At sea level, the ambient pressure — the pressure that we’re exposed to by the Earth’s atmosphere — is 1 bar. But go up into the mountains, and the pressure begins slowly dropping. Airplane and hot-air balloon pilots use complex equations to calculate the drop in atmospheric pressure as they ascend to various heights, but for divers, a simple table with typical ambient pressure at various elevations will do.

When the ambient pressure is lower than at sea level, the increase in pressure as we descend into water is relatively higher, because water maintains the same density whether at 0 feet above sea level or 2,000 feet above sea level. Descending to 10 meters, or 33 feet, in water still yields an increase of 1 bar of pressure. At sea level you begin with 1 bar at the surface, so at 33 feet, you’re at 2 bars, meaning you’ve doubled the pressure your body is subjected to. At 1 mile above sea level, roughly the elevation of Denver, Colorado, you’re at 5,280 feet, and you’re only exposed to 0.8 bars of pressure. But if you go diving in a nearby mountain lake, the total pressure at 33 feet is 1.8 bars — an increase of 125 percent.

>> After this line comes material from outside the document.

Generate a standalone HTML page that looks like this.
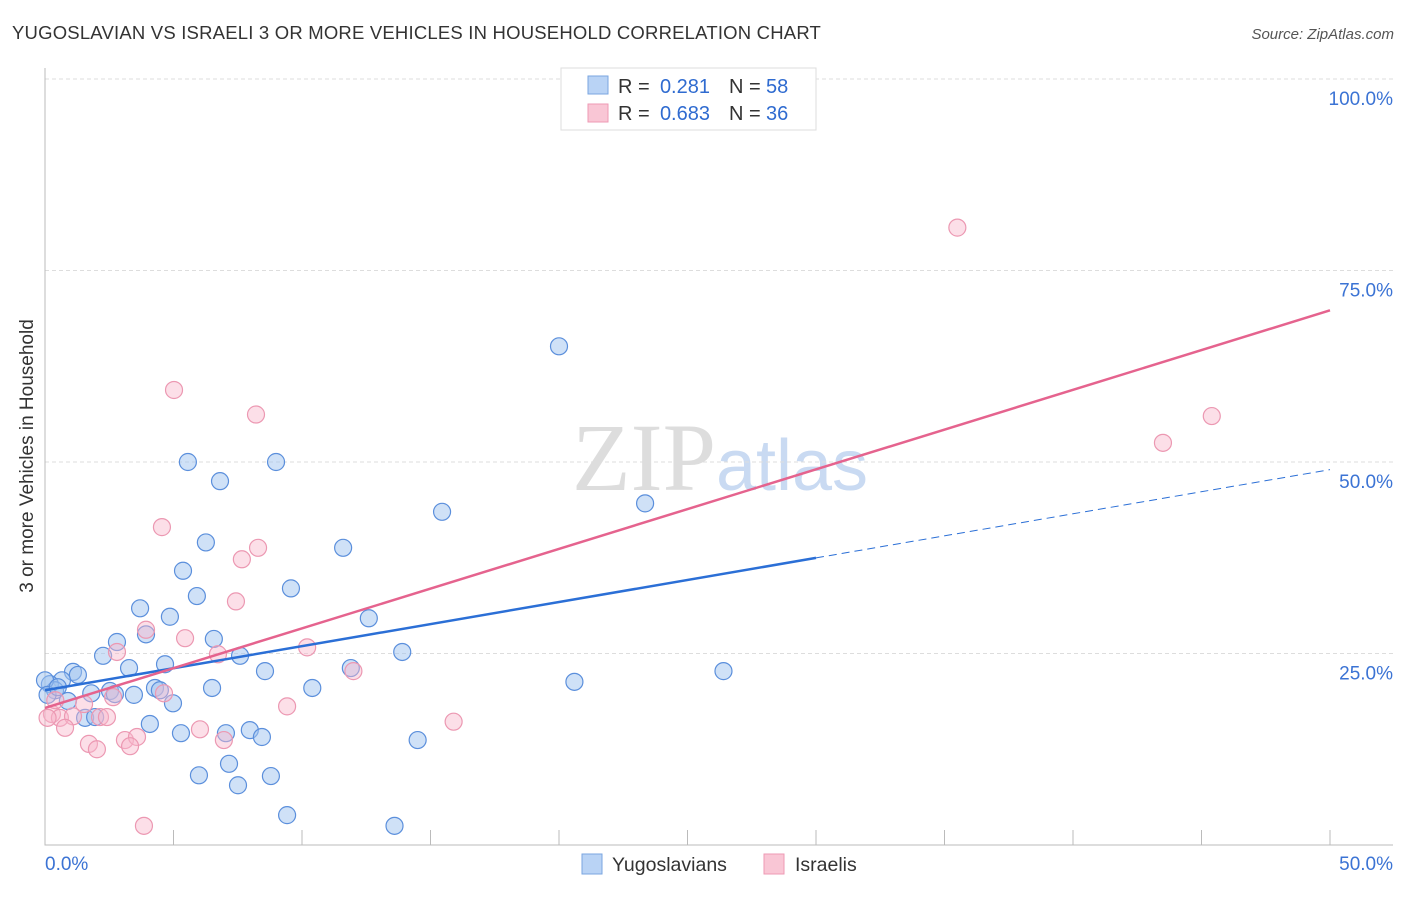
<!DOCTYPE html>
<html><head><meta charset="utf-8"><style>
body{margin:0;background:#fff;font-family:"Liberation Sans",sans-serif}
</style></head><body>
<svg id="chart" width="1406" height="892" xmlns="http://www.w3.org/2000/svg" font-family="Liberation Sans, sans-serif">
<text x="12" y="39" font-size="18.5" letter-spacing="0.2" fill="#333">YUGOSLAVIAN VS ISRAELI 3 OR MORE VEHICLES IN HOUSEHOLD CORRELATION CHART</text>
<text x="1394" y="39" font-size="15" fill="#555" font-style="italic" text-anchor="end">Source: ZipAtlas.com</text>
<text x="720" y="490" font-size="96" text-anchor="middle" fill="#ddd" font-family="Liberation Serif, serif">ZIP<tspan fill="#c9daf2" font-family="Liberation Sans, sans-serif" font-size="72">atlas</tspan></text>
<text transform="translate(33,456) rotate(-90)" font-size="19" fill="#333" text-anchor="middle">3 or more Vehicles in Household</text>
<g id="grid"></g><g id="pts"></g><g id="lines"></g>
<g>
<rect x="561" y="68" width="255" height="62" fill="#fff" stroke="#ddd"/>
<rect x="588" y="76" width="20" height="18" fill="#b9d3f5" stroke="#7aa6e0"/>
<rect x="588" y="104" width="20" height="18" fill="#f9c6d5" stroke="#ee9ab4"/>
<text x="618" y="93" font-size="20" fill="#333">R =</text><text x="710" y="93" font-size="20" fill="#2f6bd0" text-anchor="end">0.281</text>
<text x="729" y="93" font-size="20" fill="#333">N =</text><text x="766" y="93" font-size="20" fill="#2f6bd0">58</text>
<text x="618" y="120" font-size="20" fill="#333">R =</text><text x="710" y="120" font-size="20" fill="#2f6bd0" text-anchor="end">0.683</text>
<text x="729" y="120" font-size="20" fill="#333">N =</text><text x="766" y="120" font-size="20" fill="#2f6bd0">36</text>
</g>
<g>
<rect x="582" y="854" width="20" height="20" fill="#b9d3f5" stroke="#7aa6e0"/>
<text x="612" y="871" font-size="19.5" fill="#333">Yugoslavians</text>
<rect x="764" y="854" width="20" height="20" fill="#f9c6d5" stroke="#ee9ab4"/>
<text x="795" y="871" font-size="19.5" fill="#333">Israelis</text>
</g>
</svg>
<script>
const yTicks=[25,50,75,100];
const yTickLabels=["25.0%","50.0%","75.0%","100.0%"];
const xTicks=[5,10,15,20,25,30,35,40,45,50];
const blueX=[20.0,5.56,8.99,6.81,15.45,23.35,6.26,11.6,5.37,9.57,5.91,3.70,4.86,12.6,3.93,2.80,6.57,2.26,7.59,13.9,3.27,4.67,8.56,11.9,26.4,1.09,1.28,0.66,20.6,0.19,0.39,2.53,4.28,4.47,6.50,10.4,2.72,3.46,0.89,4.98,1.56,1.95,4.08,5.29,7.04,7.97,8.44,14.5,5.99,7.16,8.79,7.51,9.42,13.6,0.0,0.1,0.5,1.8];
const blueY=[65.1,50.0,50.0,47.5,43.5,44.6,39.5,38.8,35.8,33.5,32.5,30.9,29.8,29.6,27.5,26.5,26.9,24.7,24.7,25.2,23.1,23.6,22.7,23.1,22.7,22.6,22.2,21.5,21.3,21.0,20.2,20.1,20.5,20.2,20.5,20.5,19.7,19.6,18.8,18.5,16.6,16.7,15.8,14.6,14.6,15.0,14.1,13.7,9.1,10.6,9.0,7.8,3.9,2.5,21.5,19.6,20.6,19.8];
const pinkX=[35.5,5.02,8.21,45.4,43.5,4.55,8.29,7.66,7.43,3.93,5.45,10.2,6.73,2.80,12.0,4.63,2.65,9.42,1.52,0.27,0.58,1.09,2.14,2.41,15.9,0.78,6.03,3.11,3.58,6.96,1.71,3.31,2.02,3.85,0.1,0.4];
const pinkY=[80.6,59.4,56.2,56.0,52.5,41.5,38.8,37.3,31.8,28.1,27.0,25.8,24.9,25.2,22.7,19.8,19.3,18.1,18.4,17.1,16.6,16.8,16.7,16.7,16.1,15.3,15.1,13.7,14.1,13.7,13.2,12.9,12.5,2.5,16.6,18.9];
const blueLine=[20.2,49.0], blueSolidEnd=30.0;
const pinkLine=[17.9,69.8];
const NS="http://www.w3.org/2000/svg";
const X=v=>45+v/50*1285, Y=v=>845-v/100*766;
function mk(p,t,a){const e=document.createElementNS(NS,t);for(const k in a)e.setAttribute(k,a[k]);p.appendChild(e);return e;}
const svg=document.getElementById('chart'),grid=document.getElementById('grid'),pts=document.getElementById('pts'),lines=document.getElementById('lines');
yTicks.forEach((t,i)=>{
 const l=mk(grid,'line',{x1:45,x2:1393,y1:Y(t),y2:Y(t),stroke:'#ddd','stroke-dasharray':'4,3'});
 
 
 const tx=mk(grid,'text',{x:1393,y:Y(t)+26,'font-size':19,fill:'#3b73d4','text-anchor':'end'});tx.textContent=yTickLabels[i];
 
 
});
const ax=mk(grid,'path',{d:'M45 68V845H1393',stroke:'#bbb',fill:'none'});


xTicks.forEach(t=>{const l=mk(grid,'line',{x1:X(t),x2:X(t),y1:830,y2:845,stroke:'#bbb'});
 
 });
const x0=mk(grid,'text',{x:45,y:870,'font-size':19,fill:'#3b73d4'});x0.textContent='0.0%';


const x1=mk(grid,'text',{x:1393,y:870,'font-size':19,fill:'#3b73d4','text-anchor':'end'});x1.textContent='50.0%';


blueX.forEach((v,i)=>{const c=mk(pts,'circle',{cx:X(v),cy:Y(blueY[i]),r:8.5,fill:'rgba(160,195,240,0.5)',stroke:'#5b8fdc','stroke-width':1.2});
 
 });
pinkX.forEach((v,i)=>{const c=mk(pts,'circle',{cx:X(v),cy:Y(pinkY[i]),r:8.5,fill:'rgba(248,185,205,0.45)',stroke:'#ec98b2','stroke-width':1.2});
 
 });
const bAt=x=>blueLine[0]+(blueLine[1]-blueLine[0])*x/50;
let l1=mk(lines,'line',{x1:X(0),y1:Y(bAt(0)),x2:X(blueSolidEnd),y2:Y(bAt(blueSolidEnd)),stroke:'#2b6fd6','stroke-width':2.5});


let l2=mk(lines,'line',{x1:X(blueSolidEnd),y1:Y(bAt(blueSolidEnd)),x2:X(50),y2:Y(bAt(50)),stroke:'#2b6fd6','stroke-width':1,'stroke-dasharray':'8,5'});


let l3=mk(lines,'line',{x1:X(0),y1:Y(pinkLine[0]),x2:X(50),y2:Y(pinkLine[1]),stroke:'#e5638e','stroke-width':2.5});


</script>
</body></html>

As you ascend, the water pressure lessens as normal, but you experience a relatively sharp drop in total pressure when you surface, increasing the risk of decompression illness. Because of this, divers at altitude must use specific tables adjusted for the change in ambient pressure. Most dive computers also have an altitude setting.

Even going for a drive or a hike in the mountains after a dive at sea level can be risky. By climbing to a greater altitude —anything higher than 300 meters or 1,000 feet is considered altitude — you create an increased pressure difference between the nitrogen in your tissues and your surroundings, forcing your body dispel the nitrogen faster, maybe too fast to do so safely, triggering decompression illness. It is possible to get decompression illness hours after your last dive, and many miles from the nearest dive site.

The same can be said for flying. Airplane cabins are pressurized to the equivalent of roughly 2,400 meters, or 7,800 feet of altitude, which can speed nitrogen off gassing to a point where the body can’t keep up. Bubbles form, and decompression illness occurs.

So the standard advice rings true: don’t fly or go beyond 300 meters or 1,000 feet for at least 24 hours after your last dive. And if you’re planning to dive in mountain lakes above 1,000 feet enroll in an altitude-diving course.